Les Cockburn sont une famille fictive, aux préoccupations sociales plus poussées que celles des propriétaires de fabriques textiles de l’époque. Mais Charlotte Brontë aurait pu s’inspirer d’Eileen pour concevoir le personnage principal de son roman Shirley qui, par ailleurs, se situe au temps des attaques Luddites que son père, le pasteur Brontë, a connues de près.

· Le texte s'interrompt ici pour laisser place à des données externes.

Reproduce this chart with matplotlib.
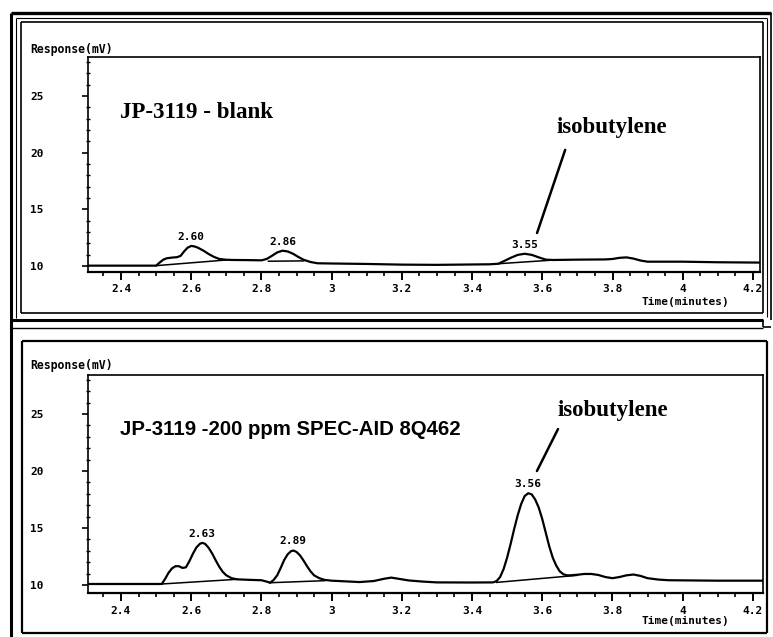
import matplotlib
matplotlib.use("Agg")
import matplotlib.pyplot as plt
from matplotlib.lines import Line2D
from matplotlib.ticker import MultipleLocator

# ---- chromatogram traces (time in minutes, response in mV) ----
blank_t = [2.306, 2.40, 2.50, 2.51, 2.52, 2.53, 2.545, 2.56, 2.57, 2.58,
           2.59, 2.60, 2.61, 2.62, 2.635, 2.65, 2.665, 2.68, 2.70, 2.72,
           2.76, 2.80, 2.815, 2.83, 2.845, 2.86, 2.875, 2.89, 2.905, 2.92,
           2.94, 2.96, 3.00, 3.10, 3.20, 3.30, 3.45, 3.475, 3.49, 3.51,
           3.53, 3.55, 3.57, 3.59, 3.61, 3.63, 3.70, 3.78, 3.80, 3.82,
           3.84, 3.86, 3.88, 3.90, 4.00, 4.10, 4.22]
blank_v = [10.03, 10.03, 10.03, 10.30, 10.55, 10.68, 10.74, 10.78, 10.90, 11.30,
           11.62, 11.77, 11.72, 11.60, 11.35, 11.05, 10.80, 10.62, 10.55, 10.53,
           10.52, 10.50, 10.62, 10.90, 11.20, 11.35, 11.28, 11.08, 10.80, 10.55,
           10.35, 10.24, 10.22, 10.18, 10.12, 10.10, 10.15, 10.20, 10.42, 10.72,
           10.98, 11.08, 10.98, 10.76, 10.56, 10.53, 10.56, 10.58, 10.62, 10.72,
           10.76, 10.65, 10.48, 10.38, 10.38, 10.33, 10.30]

spiked_t = [2.306, 2.40, 2.516, 2.525, 2.535, 2.545, 2.555, 2.565, 2.575, 2.585,
            2.595, 2.605, 2.615, 2.625, 2.632, 2.64, 2.65, 2.66, 2.67, 2.68,
            2.69, 2.70, 2.715, 2.73, 2.76, 2.80, 2.815, 2.825, 2.835, 2.845,
            2.855, 2.865, 2.875, 2.885, 2.892, 2.90, 2.91, 2.92, 2.93, 2.94,
            2.95, 2.965, 2.98, 3.00, 3.04, 3.08, 3.12, 3.15, 3.17, 3.19,
            3.22, 3.26, 3.30, 3.40, 3.46, 3.47, 3.48, 3.49, 3.50, 3.51,
            3.52, 3.53, 3.54, 3.55, 3.56, 3.57, 3.58, 3.59, 3.60, 3.61,
            3.62, 3.63, 3.64, 3.65, 3.66, 3.67, 3.68, 3.70, 3.72, 3.74,
            3.76, 3.78, 3.80, 3.82, 3.84, 3.86, 3.88, 3.90, 3.93, 3.96,
            4.10, 4.229]
spiked_v = [10.09, 10.09, 10.09, 10.50, 11.05, 11.45, 11.65, 11.65, 11.50, 11.55,
            12.10, 12.75, 13.30, 13.62, 13.70, 13.60, 13.25, 12.75, 12.15, 11.60,
            11.15, 10.85, 10.60, 10.50, 10.46, 10.42, 10.30, 10.20, 10.45, 10.85,
            11.50, 12.20, 12.70, 12.98, 13.02, 12.90, 12.60, 12.15, 11.65, 11.20,
            10.85, 10.60, 10.45, 10.38, 10.32, 10.26, 10.35, 10.55, 10.65, 10.55,
            10.40, 10.30, 10.23, 10.22, 10.23, 10.35, 10.70, 11.40, 12.40, 13.60,
            14.90, 16.10, 17.10, 17.80, 18.05, 17.95, 17.50, 16.80, 15.80, 14.60,
            13.40, 12.40, 11.70, 11.20, 10.95, 10.85, 10.85, 10.90, 10.97, 10.97,
            10.88, 10.70, 10.60, 10.70, 10.85, 10.92, 10.80, 10.60, 10.48, 10.42,
            10.38, 10.38]

# integration baselines drawn under the labelled peaks: (t0, v0, t1, v1)
blank_bases = [(2.50, 10.03, 2.70, 10.53), (2.82, 10.42, 2.92, 10.45),
               (3.475, 10.20, 3.62, 10.50)]
spiked_bases = [(2.516, 10.09, 2.73, 10.50), (2.824, 10.20, 2.98, 10.38),
                (3.47, 10.23, 3.70, 10.85)]

# retention-time labels (time, apex response)
blank_peaks = [(2.60, 11.77, "2.60"), (2.86, 11.35, "2.86"), (3.55, 11.08, "3.55")]
spiked_peaks = [(2.63, 13.70, "2.63"), (2.89, 13.02, "2.89"), (3.56, 18.05, "3.56")]

y_ticks = [10, 15, 20, 25]
x_ticks = [2.4, 2.6, 2.8, 3.0, 3.2, 3.4, 3.6, 3.8, 4.0, 4.2]
x_tick_labels = ["2.4", "2.6", "2.8", "3", "3.2", "3.4", "3.6", "3.8", "4", "4.2"]

W, H = 773, 637
fig = plt.figure(figsize=(W / 100, H / 100), dpi=100)
fig.patch.set_facecolor("white")

MONO = dict(family="DejaVu Sans Mono", fontweight="bold", fontsize=8)


def px_axes(left, top, right, bottom):
    return fig.add_axes([left / W, 1 - bottom / H, (right - left) / W, (bottom - top) / H])


def fig_line(x0, y0, x1, y1, lw):
    fig.add_artist(Line2D([x0 / W, x1 / W], [1 - y0 / H, 1 - y1 / H],
                          transform=fig.transFigure, color="black", lw=lw,
                          solid_capstyle="butt"))


def fig_rect(l, t, r, b, lw):
    fig_line(l, t, r, t, lw)
    fig_line(r, t, r, b, lw)
    fig_line(r, b, l, b, lw)
    fig_line(l, b, l, t, lw)


# window frames
fig_line(11, 13, 11, 637, 2.2)
fig_line(11, 13, 771, 13, 2.4)
fig_line(771, 13, 771, 320, 1.2)
fig_line(16, 18, 767, 18, 0.8)
fig_line(16, 18, 16, 318, 0.8)
fig_line(767, 18, 767, 317, 0.8)
fig_rect(21, 22, 763, 313, 1.2)
fig_line(11, 320, 763, 320, 2.2)
fig_line(763, 320, 763, 327, 1.2)
fig_line(763, 327, 771, 327, 1.2)
fig_line(11, 328, 763, 328, 1.0)
fig_rect(22, 341, 767, 633, 1.6)


def style_axes(ax, ylim, xlim):
    ax.set_xlim(*xlim)
    ax.set_ylim(*ylim)
    for s in ax.spines.values():
        s.set_linewidth(1.2)
    ax.spines["bottom"].set_linewidth(1.6)
    ax.set_xticks(x_ticks)
    ax.set_xticklabels(x_tick_labels, **MONO)
    ax.xaxis.set_minor_locator(MultipleLocator(0.05))
    ax.set_yticks(y_ticks)
    ax.set_yticklabels([str(v) for v in y_ticks], **MONO)
    ax.yaxis.set_minor_locator(MultipleLocator(1))
    ax.tick_params(axis="x", which="major", direction="out", length=6, width=1.4, pad=3)
    ax.tick_params(axis="x", which="minor", direction="out", length=3, width=1.2)
    ax.tick_params(axis="y", which="major", direction="out", length=4, width=1.2, pad=28)
    ax.tick_params(axis="y", which="minor", direction="inout", length=3, width=1.0)


def draw_panel(ax, t, v, bases, peaks):
    ax.plot(t, v, color="black", lw=1.6, solid_joinstyle="round")
    for t0, v0, t1, v1 in bases:
        ax.plot([t0, t1], [v0, v1], color="black", lw=1.1)
    for pt, pv, lab in peaks:
        ax.annotate(lab, xy=(pt, pv), xytext=(0, 3), textcoords="offset points",
                    ha="center", va="bottom", **MONO)


# ---- upper chromatogram: blank ----
ax1 = px_axes(88, 57, 760, 272)
style_axes(ax1, (9.47, 28.44), (2.306, 4.22))
draw_panel(ax1, blank_t, blank_v, blank_bases, blank_peaks)
ax1.text(2.397, 23.5, "JP-3119 - blank", family="Liberation Serif",
         fontweight="bold", fontsize=16.5, ha="left", va="center")
ax1.text(3.799, 22.2, "isobutylene", family="Liberation Serif",
         fontweight="bold", fontsize=16.5, ha="center", va="center")
ax1.annotate("", xy=(3.585, 12.91), xytext=(3.665, 20.24),
             arrowprops=dict(arrowstyle="-", lw=1.8, color="black",
                             shrinkA=0, shrinkB=0))

# ---- lower chromatogram: spiked sample ----
ax2 = px_axes(88, 375, 763, 593)
style_axes(ax2, (9.30, 28.42), (2.306, 4.229))
draw_panel(ax2, spiked_t, spiked_v, spiked_bases, spiked_peaks)
ax2.text(2.397, 23.6, "JP-3119 -200 ppm SPEC-AID 8Q462", family="Liberation Sans",
         fontweight="bold", fontsize=14.7, ha="left", va="center")
ax2.text(3.80, 25.35, "isobutylene", family="Liberation Serif",
         fontweight="bold", fontsize=16.5, ha="center", va="center")
ax2.annotate("", xy=(3.585, 20.0), xytext=(3.645, 23.68),
             arrowprops=dict(arrowstyle="-", lw=1.8, color="black",
                             shrinkA=0, shrinkB=0))

# axis captions
for y in (49, 365):
    fig.text(30 / W, 1 - y / H, "Response(mV)", ha="left", va="center",
             family="DejaVu Sans Mono", fontweight="bold", fontsize=8.3)
for y in (302, 621):
    fig.text(685 / W, 1 - y / H, "Time(minutes)", ha="center", va="center", **MONO)

fig.savefig("out.png", dpi=100, facecolor="white")
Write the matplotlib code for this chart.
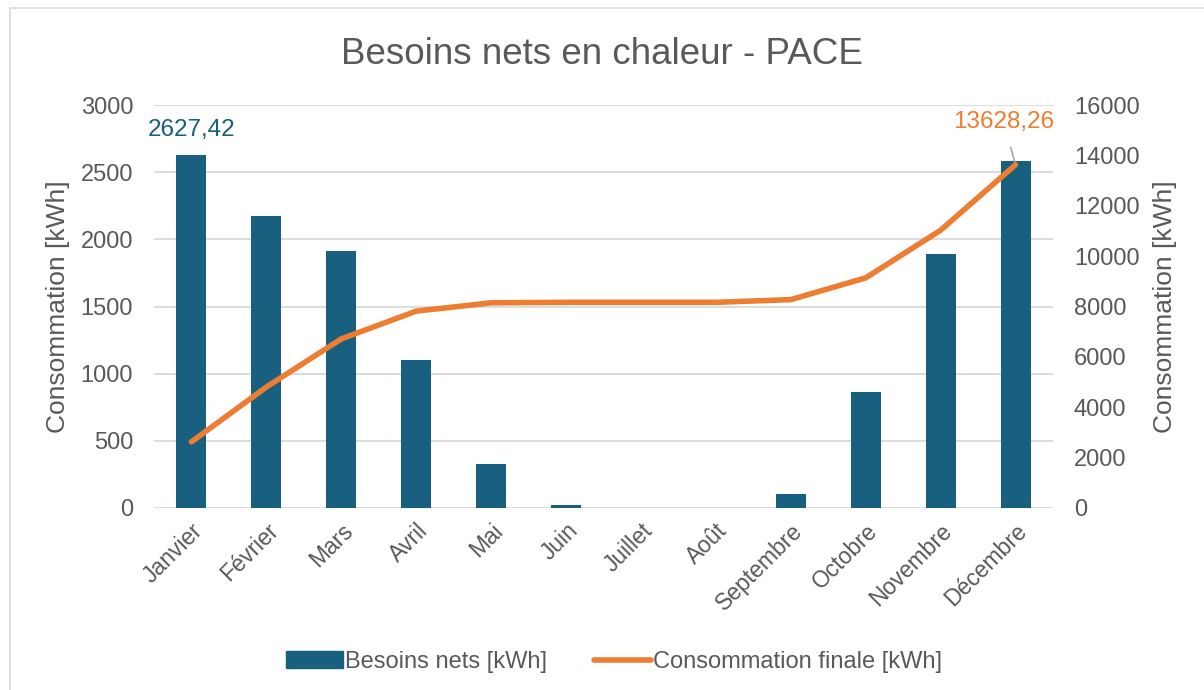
import matplotlib.pyplot as plt
import numpy as np
from matplotlib.patches import Rectangle
from matplotlib.lines import Line2D

plt.rcParams['font.family'] = ['Liberation Sans', 'DejaVu Sans']

mois = ['Janvier', 'Février', 'Mars', 'Avril', 'Mai', 'Juin', 'Juillet',
        'Août', 'Septembre', 'Octobre', 'Novembre', 'Décembre']
besoins_nets = [2627.42, 2176, 1911, 1102, 330, 20, 0, 0, 107, 864, 1891, 2583]
conso_finale = [2627.42, 4803, 6714, 7816, 8146, 8166, 8166, 8166, 8273, 9137, 11028, 13628.26]

BLEU = '#185F80'
ORANGE = '#ED7D31'
GRIS = '#595959'
GRILLE = '#D9D9D9'

fig = plt.figure(figsize=(12.04, 6.9), dpi=100)
ax = fig.add_axes([154 / 1204, 1 - 508 / 690, 899 / 1204, 403 / 690])
ax2 = ax.twinx()

x = np.arange(len(mois))
ax.bar(x, besoins_nets, width=0.4, color=BLEU, zorder=2)
ax2.plot(x, conso_finale, color=ORANGE, lw=4, solid_capstyle='round', zorder=3)

ax.set_xlim(-0.5, len(mois) - 0.5)
ax.set_ylim(0, 3000)
ax.set_yticks(np.arange(0, 3001, 500))
ax2.set_ylim(0, 16000)
ax2.set_yticks(np.arange(0, 16001, 2000))

ax.set_xticks(x)
ax.set_xticklabels(mois, rotation=45, ha='right', rotation_mode='anchor')
ax.grid(axis='y', color=GRILLE, lw=1.3, zorder=0)
ax.set_axisbelow(True)

for a in (ax, ax2):
    for s in a.spines.values():
        s.set_visible(False)
    a.tick_params(length=0, labelsize=17, colors=GRIS)
ax.tick_params(axis='y', pad=15)
ax2.tick_params(axis='y', pad=15)
ax.tick_params(axis='x', pad=8, labelsize=16.5)

ax.set_ylabel('Consommation [kWh]', fontsize=19, color=GRIS, labelpad=8)
ax2.set_ylabel('Consommation [kWh]', fontsize=19, color=GRIS, labelpad=10)

fig.text(0.5, 1 - 54 / 690, 'Besoins nets en chaleur - PACE', ha='center',
         va='center', fontsize=26.5, color=GRIS)

# étiquettes de valeur
ax.annotate(f'{besoins_nets[0]:.2f}'.replace('.', ','), (x[0], besoins_nets[0]),
            xytext=(0, 25), textcoords='offset pixels', ha='center', va='center',
            fontsize=17.5, color=BLEU)
ax2.annotate(f'{conso_finale[-1]:.2f}'.replace('.', ','), (x[-1], conso_finale[-1]),
             xytext=(-12, 43), textcoords='offset pixels', ha='center', va='center',
             fontsize=17.5, color=ORANGE,
             arrowprops=dict(arrowstyle='-', color='#A6A6A6', lw=1.2,
                             shrinkA=9, shrinkB=2))

handles = [Rectangle((0, 0), 1, 1, color=BLEU),
           Line2D([0], [0], color=ORANGE, lw=4, solid_capstyle='round')]
fig.legend(handles, ['Besoins nets [kWh]', 'Consommation finale [kWh]'],
           loc='center', bbox_to_anchor=(0.51, 1 - 662 / 690), ncol=2,
           frameon=False, fontsize=17, labelcolor=GRIS, handlelength=2.4,
           handletextpad=0.1, columnspacing=2.0)

# cadre du graphique
fig.patches.append(Rectangle((10 / 1204, -0.01), 1.02, 1 - 8 / 690 + 0.01,
                             transform=fig.transFigure, fill=False,
                             edgecolor=GRILLE, lw=1.2))

fig.savefig('out.png', dpi=100)
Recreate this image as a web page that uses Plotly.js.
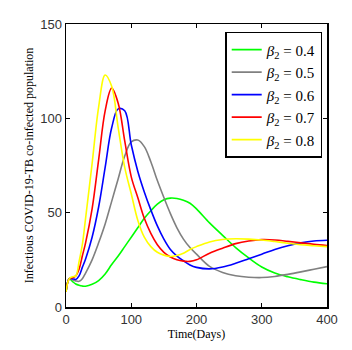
<!DOCTYPE html>
<html>
<head>
<meta charset="utf-8">
<script src="https://cdn.plot.ly/plotly-3.0.1.min.js"></script>
<style>
  html, body { margin: 0; padding: 0; background: #fff; }
  #chart { width: 352px; height: 350px; }
</style>
</head>
<body>
<div id="chart"></div>
<script>
// days shared by every curve
const days = [0, 5, 10, 15, 20, 25, 30, 40, 50, 60, 70, 80, 90, 100, 110, 120, 130, 140,
  150, 160, 170, 180, 190, 200, 220, 240, 260, 280, 300, 320, 340, 360, 380, 400];

// values, one array per beta_2
const beta04 = [8, 15, 13.5, 12.2, 11.5, 11.1, 11, 12, 14, 17.5, 22.5, 27, 32, 37, 42, 47, 51, 54.5,
  56.8, 57.7, 57.5, 56.6, 55, 52, 44.6, 38, 31.5, 26, 21.2, 18, 16, 14.5, 13.2, 12.3];
const beta05 = [8, 15, 14.5, 13.8, 13.6, 15, 18, 25, 34, 44, 56, 68, 80, 87.5, 88.5, 85, 77, 67,
  58, 49.5, 42, 36, 31.5, 28, 21.5, 18.3, 16.6, 15.8, 15.6, 16.2, 17.3, 18.6, 20, 21.4];
const beta06 = [8, 15, 15, 14.6, 16.5, 21, 25.5, 37, 53, 74, 95, 105, 104, 86, 72, 61, 51.5, 43,
  36, 30.5, 27, 24.5, 22.3, 21, 20.2, 21.2, 23.2, 25.6, 28, 30.5, 32.5, 34, 35, 35.4];
const beta07 = [8, 15, 15.5, 16.5, 20, 27, 34, 52, 78, 104, 116, 108, 88, 69, 58, 47, 39, 33,
  29, 26.5, 25, 24.3, 24.2, 25, 28.5, 31.2, 33.6, 35, 35.7, 35.5, 34.8, 34, 33.2, 32.6];
const beta08 = [8, 15, 16, 16.5, 24, 33, 47, 76, 106, 123, 117, 95, 74, 60, 46, 37, 32, 29,
  27.5, 26.8, 27.3, 28.5, 30.5, 32, 34.5, 35.8, 36.2, 36, 35.5, 34.7, 33.8, 33, 32.5, 32];

const seriesNames = ["0.4", "0.5", "0.6", "0.7", "0.8"];
const seriesValues = [beta04, beta05, beta06, beta07, beta08];
const seriesColors = ["#00ff00", "#808080", "#0000ff", "#ff0000", "#ffff00"];

const xTicks = [0, 100, 200, 300, 400];
const yTicks = [0, 50, 100, 150];

let traces = seriesValues.map((vals, i) => {
  return {
    x: days,
    y: vals,
    type: "scatter",
    mode: "lines",
    name: `<i>β</i><sub>2</sub> = ${seriesNames[i]}`,
    line: { color: seriesColors[i], width: 1.6, shape: "spline", smoothing: 1 },
  };
});

let axisCommon = {
  showgrid: false,
  zeroline: false,
  showline: true,
  linecolor: "#000",
  linewidth: 1.5,
  mirror: "ticks",
  ticks: "inside",
  ticklen: 4,
  tickcolor: "#000",
  tickwidth: 1,
  tickfont: { family: "Liberation Sans, Arial, sans-serif", size: 13, color: "#333" },
};

let layout = {
  width: 352,
  height: 350,
  margin: { l: 66, r: 25, t: 24, b: 43 },
  paper_bgcolor: "#fff",
  plot_bgcolor: "#fff",
  showlegend: true,
  legend: {
    x: 0.61,
    y: 0.972,
    xanchor: "left",
    yanchor: "top",
    bgcolor: "#fff",
    bordercolor: "#000",
    borderwidth: 1.5,
    font: { family: "Liberation Serif, Times New Roman, serif", size: 15, color: "#000" },
  },
  xaxis: {
    ...axisCommon,
    range: [0, 400],
    tickvals: xTicks,
    ticklabelstandoff: 0,
    title: {
      text: "Time(Days)",
      font: { family: "Liberation Serif, Times New Roman, serif", size: 12, color: "#000" },
      standoff: 2,
    },
  },
  yaxis: {
    ...axisCommon,
    range: [0, 150],
    tickvals: yTicks,
    title: {
      text: "Infectious COVID-19-TB co-infected population",
      font: { family: "Liberation Serif, Times New Roman, serif", size: 12, color: "#000" },
      standoff: 4,
    },
  },
};

Plotly.newPlot("chart", traces, layout, { staticPlot: true, displayModeBar: false });
</script>
</body>
</html>
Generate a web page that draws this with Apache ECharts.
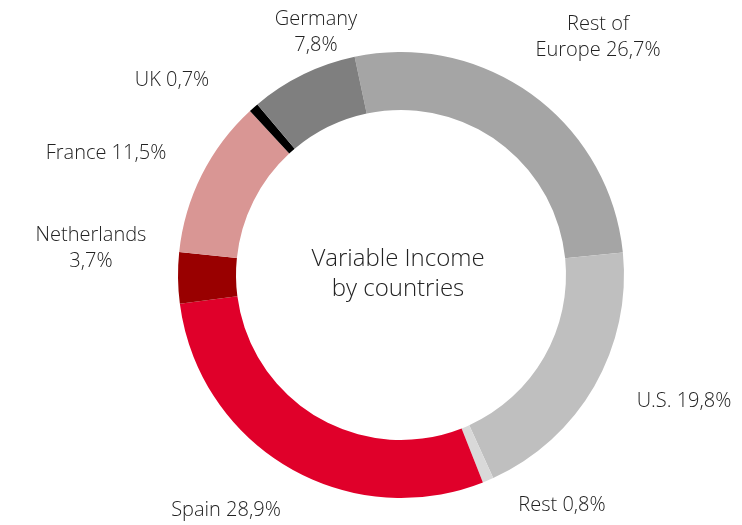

Enfin, l’existence d’un fantôme dans l’école de Roe Head n’est pas que pure imagination de l’auteur. Ellen Nussey, qui a connu Charlotte au pensionnat de Roe Head, écrit dans ses Souvenirs (Reminiscences of Charlotte Brontë) : « La tradition d’une dame fantôme qui se déplaçait dans des bruissements de soie dans les étages supérieurs de Roe Head avait beaucoup de charme aux yeux de Charlotte. Elle prêtait une oreille attentive à toute élève qui pouvait raconter des histoires d’autres élèves qui l’auraient vue. Mais quand Miss Wooler nous entendait parler de notre fantôme, elle mettait nos paroles à l’épreuve des faits en demandant à l’une ou l’autre d’entre nous de monter l’escalier après la tombée de la nuit, afin de redescendre avec un élément de preuve. Aucun fantôme ne s’est manifesté, même dans les esprits des plus effrayées d’entre nous. La pâleur quitta bientôt nos visages, nos nerfs se détendirent et de grands éclats de rire nous remirent toutes d’aplomb. »

Un dernier détail. Quand, en 1835, Charlotte Brontë commença d’enseigner à Roe Head, un évènement défraya la chronique dans les environs de Leeds. La jeune gouvernante d’une famille bourgeoise épousa un employé de l’entreprise du maître de famille. Après qu’elle eut donné naissance à un enfant, elle découvrit que cet homme était déjà marié. La rumeur dit que sa première femme était folle et que cela avait justifié à ses yeux son second mariage. Il ne vous reste plus – si ce n’est pas encore fait – qu’à lire Jane Eyre pour découvrir comment ce fait divers s’est transformé en un grand roman sous la plume de Charlotte Brontë.